Marek Belka na pożegnanie z NBP trzasnął sobie „Selfie”. Tytuł książki dobrze oddaje format dzieła, z jakim mamy do czynienia. Jest efektownie. A nawet efekciarsko.
Marek Belka, „Selfie”, Studio Emka, Warszawa 2016 / Dziennik Gazeta Prawna
Oto Belka – w swoim czasie bardzo ważny dyrektor w MFW – z nogą w gipsie kursuje między Berlinem, Paryżem a Waszyngtonem. Do Pałacu Elizejskiego wpuszczają go bocznym wejściem, żeby nie porysował posadzki. Jego misją jest zorganizowanie politycznego wsparcia dla programu pomocowego funduszu dla Łotwy. Mamy pierwszą fazę kryzysu finansowego. Albo Bagdad kilka lat wcześniej. Belka pełni funkcję namiestnika antysaddamowskiej koalicji w Iraku. Idzie z amerykańskim odpowiednikiem na kolację do ulubionej restauracji. Nagle zaczynają do nich strzelać. Atak zostaje odparty przez ochronę, a panowie w spokoju kończą posiłek. Miesiąc później ta sama restauracja zostaje zrównana z ziemią. Giną wszyscy goście.

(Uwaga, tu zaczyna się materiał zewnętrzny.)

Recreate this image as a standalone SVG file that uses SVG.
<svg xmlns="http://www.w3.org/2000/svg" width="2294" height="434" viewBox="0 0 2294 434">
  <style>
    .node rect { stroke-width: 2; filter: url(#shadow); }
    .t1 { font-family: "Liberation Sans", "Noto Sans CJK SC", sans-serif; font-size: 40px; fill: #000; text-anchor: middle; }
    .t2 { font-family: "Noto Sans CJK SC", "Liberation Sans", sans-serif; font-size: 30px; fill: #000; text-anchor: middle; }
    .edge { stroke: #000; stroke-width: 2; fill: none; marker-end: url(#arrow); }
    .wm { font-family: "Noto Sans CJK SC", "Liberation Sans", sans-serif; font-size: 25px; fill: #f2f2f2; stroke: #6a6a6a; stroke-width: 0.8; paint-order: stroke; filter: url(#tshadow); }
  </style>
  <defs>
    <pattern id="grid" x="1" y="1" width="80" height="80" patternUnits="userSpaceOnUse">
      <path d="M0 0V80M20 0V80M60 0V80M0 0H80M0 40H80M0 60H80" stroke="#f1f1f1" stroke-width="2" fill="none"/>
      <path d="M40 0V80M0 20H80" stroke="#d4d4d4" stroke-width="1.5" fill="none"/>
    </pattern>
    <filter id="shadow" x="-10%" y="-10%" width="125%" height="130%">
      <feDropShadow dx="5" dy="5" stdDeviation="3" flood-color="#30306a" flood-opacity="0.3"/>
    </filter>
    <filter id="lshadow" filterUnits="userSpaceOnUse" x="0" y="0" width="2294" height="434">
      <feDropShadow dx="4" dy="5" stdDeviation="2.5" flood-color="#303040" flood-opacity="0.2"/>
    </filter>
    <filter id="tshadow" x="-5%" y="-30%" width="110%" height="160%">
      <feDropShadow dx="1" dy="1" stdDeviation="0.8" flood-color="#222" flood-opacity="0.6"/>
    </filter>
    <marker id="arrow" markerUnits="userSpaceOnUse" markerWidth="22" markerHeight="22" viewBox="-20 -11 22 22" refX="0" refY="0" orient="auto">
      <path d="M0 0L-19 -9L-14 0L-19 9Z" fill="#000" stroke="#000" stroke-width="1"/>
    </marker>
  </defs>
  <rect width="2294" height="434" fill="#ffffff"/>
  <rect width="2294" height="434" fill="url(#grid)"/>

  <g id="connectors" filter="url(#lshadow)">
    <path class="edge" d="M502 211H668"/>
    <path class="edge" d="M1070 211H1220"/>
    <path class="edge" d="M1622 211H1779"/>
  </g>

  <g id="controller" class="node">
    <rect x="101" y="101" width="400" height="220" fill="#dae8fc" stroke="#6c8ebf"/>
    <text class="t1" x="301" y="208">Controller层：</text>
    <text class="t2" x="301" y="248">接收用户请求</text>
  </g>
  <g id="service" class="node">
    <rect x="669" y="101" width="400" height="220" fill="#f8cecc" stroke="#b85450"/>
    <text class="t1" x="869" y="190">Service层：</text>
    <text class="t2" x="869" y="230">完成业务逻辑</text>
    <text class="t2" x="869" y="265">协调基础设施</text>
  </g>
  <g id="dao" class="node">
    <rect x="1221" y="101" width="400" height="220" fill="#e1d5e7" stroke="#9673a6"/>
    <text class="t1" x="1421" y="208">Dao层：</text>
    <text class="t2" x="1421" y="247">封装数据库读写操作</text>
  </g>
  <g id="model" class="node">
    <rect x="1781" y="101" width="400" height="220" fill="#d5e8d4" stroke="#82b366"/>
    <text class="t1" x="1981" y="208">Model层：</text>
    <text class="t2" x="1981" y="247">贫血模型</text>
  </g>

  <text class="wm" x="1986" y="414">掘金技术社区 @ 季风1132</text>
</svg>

Takich obrazków jest więcej. Bo Marek Belka ma niewątpliwy talent do snucia opowieści, którą bardzo dobrze się czyta. Tło też jest interesujące. Autor dwa razy był ministrem finansów. Krótko sprawował funkcję premiera i próbował (bez skutku) zbudować obóz polityczny, który zagospodaruje masę upadłościową po SLD i Unii Wolności. Do tego dochodzą MFW oraz Irak. Czy wreszcie ostatnia przygoda – szefowanie NBP. Prawda, że profesor Belka ma na tle czego strzelać sobie selfie?

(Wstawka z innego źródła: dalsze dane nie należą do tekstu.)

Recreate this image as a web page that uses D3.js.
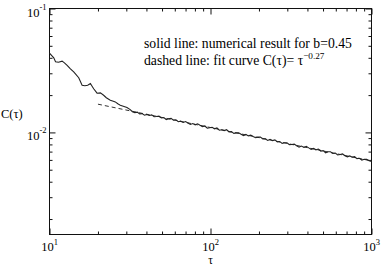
<!DOCTYPE html>
<html>
<head>
<meta charset="utf-8">
<script src="https://cdn.jsdelivr.net/npm/d3@7"></script>
<style>
body{margin:0;background:#fff}
svg{display:block}
text{font-family:"Liberation Serif","Times New Roman","DejaVu Serif",serif;fill:#000}
</style>
</head>
<body>
<svg id="chart" width="382" height="266"></svg>
<script>
// numerical result (tau, C(tau))
let tau = [10.0, 10.63, 10.90, 11.37, 11.98, 12.38, 12.87, 13.49, 14.14, 15.19,
  15.94, 16.59, 17.27, 17.95, 18.47, 18.81, 19.74, 20.70, 21.69, 22.54,
  23.86, 24.91, 25.63, 26.56, 27.52, 28.72, 30.28, 31.72,
  32.73, 33.88, 35.08, 36.31, 37.58, 38.90, 40.27, 41.69, 43.15, 44.67,
  46.24, 47.86, 49.55, 51.29, 53.09, 54.95, 56.89, 58.88, 60.95, 63.10,
  65.31, 67.61, 69.98, 72.44, 74.99, 77.62, 80.35, 83.18, 86.10, 89.13,
  92.26, 95.50, 98.86, 102.3, 105.9, 109.6, 113.5, 117.5, 121.6, 125.9,
  130.3, 134.9, 139.6, 144.5, 149.6, 154.9, 160.3, 166.0, 171.8, 177.8,
  184.1, 190.5, 197.2, 204.2, 211.3, 218.8, 226.5, 234.4, 242.7, 251.2,
  260.0, 269.2, 278.6, 288.4, 298.5, 309.0, 319.9, 331.1, 342.8, 354.8,
  367.3, 380.2, 393.6, 407.4, 421.7, 436.5, 451.9, 467.7, 484.2, 501.2,
  518.8, 537.0, 555.9, 575.4, 595.7, 616.6, 638.3, 660.7, 683.9, 708.0,
  732.8, 758.6, 785.2, 812.8, 841.4, 871.0, 901.6, 933.3, 966.1, 1000];
let corr = [0.04369, 0.03996, 0.03713, 0.03679, 0.03759, 0.03645, 0.03480, 0.03262, 0.03085, 0.02761,
  0.02402, 0.02380, 0.02402, 0.02479, 0.02336, 0.02251, 0.02072, 0.02083, 0.01995, 0.01905,
  0.01819, 0.01785, 0.01762, 0.01704, 0.01658, 0.01627, 0.01589, 0.01526,
  0.01468, 0.01444, 0.01457, 0.01411, 0.01417, 0.01378, 0.01397, 0.01369, 0.01384, 0.01337,
  0.01343, 0.01352, 0.01309, 0.01318, 0.01270, 0.01288, 0.01297, 0.01255, 0.01264, 0.01221,
  0.01232, 0.01204, 0.01223, 0.01192, 0.01160, 0.01178, 0.01152, 0.01173, 0.01141, 0.01115,
  0.01127, 0.01082, 0.01091, 0.01099, 0.01069, 0.01086, 0.01042, 0.01051, 0.01034, 0.01051,
  0.01008, 0.01015, 0.009828, 0.009918, 0.009940, 0.009668, 0.009425, 0.009621, 0.009380, 0.009509,
  0.009270, 0.009058, 0.009162, 0.009182, 0.008849, 0.008889, 0.008606, 0.008785, 0.008584, 0.008702,
  0.008387, 0.008443, 0.008156, 0.008250, 0.008249, 0.007967, 0.007985, 0.008039, 0.007801, 0.007605,
  0.007763, 0.007569, 0.007726, 0.007498, 0.007309, 0.007427, 0.007240, 0.007340, 0.007073, 0.007122,
  0.006848, 0.006974, 0.006973, 0.006767, 0.006814, 0.006582, 0.006642, 0.006702, 0.006474, 0.006356,
  0.006456, 0.006310, 0.006368, 0.006151, 0.006178, 0.005982, 0.006079, 0.006064, 0.005897, 0.005829];

// fit curve C = tau^-0.27 (end points as drawn)
let fitTau = [20, 1000];
let fitC = [0.0169, 0.00588];

let xMajor = [10, 100, 1000];
let xMinor = [20, 30, 40, 50, 60, 70, 80, 90, 200, 300, 400, 500, 600, 700, 800, 900];
let xExp = ["1", "2", "3"];
let yMajor = [0.01, 0.1];
let yMinor = [0.002, 0.003, 0.004, 0.005, 0.006, 0.007, 0.008, 0.009,
  0.02, 0.03, 0.04, 0.05, 0.06, 0.07, 0.08, 0.09];
let yExp = ["-2", "-1"];

let svg = d3.select("#chart");
let mLeft = 49.5, mRight = 371.5, mTop = 8.5, mBottom = 234.5;

let x = d3.scaleLog().domain([10, 1000]).range([mLeft, mRight]);
let y = d3.scaleLog().domain([0.0015, 0.1]).range([mBottom, mTop]);

function axisStyle(g){
    g.select(".domain").remove();
    g.selectAll("line").attr("stroke", "#111").attr("stroke-width", 1);
}

// ticks on all four sides, pointing in
svg.append("g").attr("transform", `translate(0,${mBottom})`)
    .call(d3.axisBottom(x).tickValues(xMajor).tickSize(-6).tickFormat("")).call(axisStyle);
svg.append("g").attr("transform", `translate(0,${mBottom})`)
    .call(d3.axisBottom(x).tickValues(xMinor).tickSize(-3).tickFormat("")).call(axisStyle);
svg.append("g").attr("transform", `translate(0,${mTop})`)
    .call(d3.axisTop(x).tickValues(xMajor).tickSize(-6).tickFormat("")).call(axisStyle);
svg.append("g").attr("transform", `translate(0,${mTop})`)
    .call(d3.axisTop(x).tickValues(xMinor).tickSize(-3).tickFormat("")).call(axisStyle);
svg.append("g").attr("transform", `translate(${mLeft},0)`)
    .call(d3.axisLeft(y).tickValues(yMajor).tickSize(-6).tickFormat("")).call(axisStyle);
svg.append("g").attr("transform", `translate(${mLeft},0)`)
    .call(d3.axisLeft(y).tickValues(yMinor).tickSize(-3).tickFormat("")).call(axisStyle);
svg.append("g").attr("transform", `translate(${mRight},0)`)
    .call(d3.axisRight(y).tickValues(yMajor).tickSize(-6).tickFormat("")).call(axisStyle);
svg.append("g").attr("transform", `translate(${mRight},0)`)
    .call(d3.axisRight(y).tickValues(yMinor).tickSize(-3).tickFormat("")).call(axisStyle);

// frame
svg.append("rect")
    .attr("x", mLeft).attr("y", mTop)
    .attr("width", mRight - mLeft).attr("height", mBottom - mTop)
    .attr("fill", "none").attr("stroke", "#111").attr("stroke-width", 1);

// tick labels 10^n
xMajor.forEach((v, i) => {
    let t = svg.append("text").attr("x", x(v)).attr("y", 250.5)
        .attr("text-anchor", "middle").style("font-size", "12.5px");
    t.append("tspan").text("10");
    t.append("tspan").attr("dy", -6).style("font-size", "8.5px").text(xExp[i]);
});
yMajor.forEach((v, i) => {
    let t = svg.append("text").attr("x", 46.5).attr("y", y(v) + 8)
        .attr("text-anchor", "end").style("font-size", "12.5px");
    t.append("tspan").text("10");
    t.append("tspan").attr("dy", -7).style("font-size", "8.5px").text(yExp[i]);
});

// axis titles
svg.append("text").attr("x", x(100)).attr("y", 263.5)
    .attr("text-anchor", "middle").style("font-size", "11.5px").text("τ");
svg.append("text").attr("x", 1).attr("y", 118)
    .style("font-size", "12.5px").text("C(τ)");

// curves
let line = d3.line().x(d => x(d[0])).y(d => y(d[1]));

svg.append("path")
    .datum(fitTau.map((t, i) => [t, fitC[i]]))
    .attr("d", line)
    .attr("fill", "none").attr("stroke", "#333").attr("stroke-width", 1)
    .attr("stroke-dasharray", "4,3");

svg.append("path")
    .datum(tau.map((t, i) => [t, corr[i]]))
    .attr("d", line)
    .attr("fill", "none").attr("stroke", "#222").attr("stroke-width", 1.1);

// annotation, sized so the first line spans the same width as in the figure
let a1 = svg.append("text").attr("x", 144).attr("y", 48)
    .style("font-size", "13.4px").text("solid line: numerical result for b=0.45");
let fs = 13.4 * 208 / a1.node().getComputedTextLength();
a1.style("font-size", fs + "px");
let ann = svg.append("text").attr("x", 144).attr("y", 65).style("font-size", fs + "px");
ann.append("tspan").text("dashed line: fit curve C(τ)= τ");
ann.append("tspan").attr("dy", -6).style("font-size", (fs * 0.67) + "px").text("−0.27");
</script>
</body>
</html>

Tylko że tu rodzi się również problem. Bo selfie to nie jest (i ze swej natury nie może być) ambitna fotografia z dobrze ustawionym światłem, dynamiką i drugim albo nawet trzecim tłem. Ani tym bardziej fresk, który możemy smakować godzinami, za każdym razem odkrywając w nim coś zupełnie nowego. Belkowe „Selfie” dobrze się czyta, a potem bardzo szybko zapomina. Momentami ta książka mogłaby się więc równie dobrze nazywać „Snapchat”. Przez analogię do popularnej aplikacji na urządzenia mobilne pozwalającej wysyłać m.in. zdjęcia, które można oglądać tylko przez kilka sekund. W zasadzie tylko w rozdziale podsumowującym książkę („Krajobraz po big bangu”) Belka daje trochę satysfakcji bardziej wymagającemu czytelnikowi. Próbując podsumować lekcje płynące dla Polski z jego niebagatelnego doświadczenia. Jest tam trochę o patologiach transformacji. I warto również w tym miejscu dodać, że akurat Belka (w przeciwieństwie do wielu innych prominentów III RP) przynajmniej je dostrzega. Jednocześnie trudno powstrzymać się przed zgryźliwością i nie zauważyć, że ten rozdział liczy ledwie 22 strony. I w ostatecznym rozrachunku ginie w gąszczu dużo bardziej banalnych, choć jakże kolorowych migawek.
To, czego tu więc brakuje, to rodzaj szerszego namysłu. Nie nudziarstwa i okrągłych zdań. Ale właśnie połączenia tej sławnej Belkowej ironii i sympatycznej intelektualnej dezynwoltury z osadzeniem tych jego doświadczeń w kontekście wielkich procesów ekonomicznych albo politycznych. Wtedy moglibyśmy dostać może nawet dzieło wybitne. A nie tylko selfie. Które umie zrobić sobie każdy.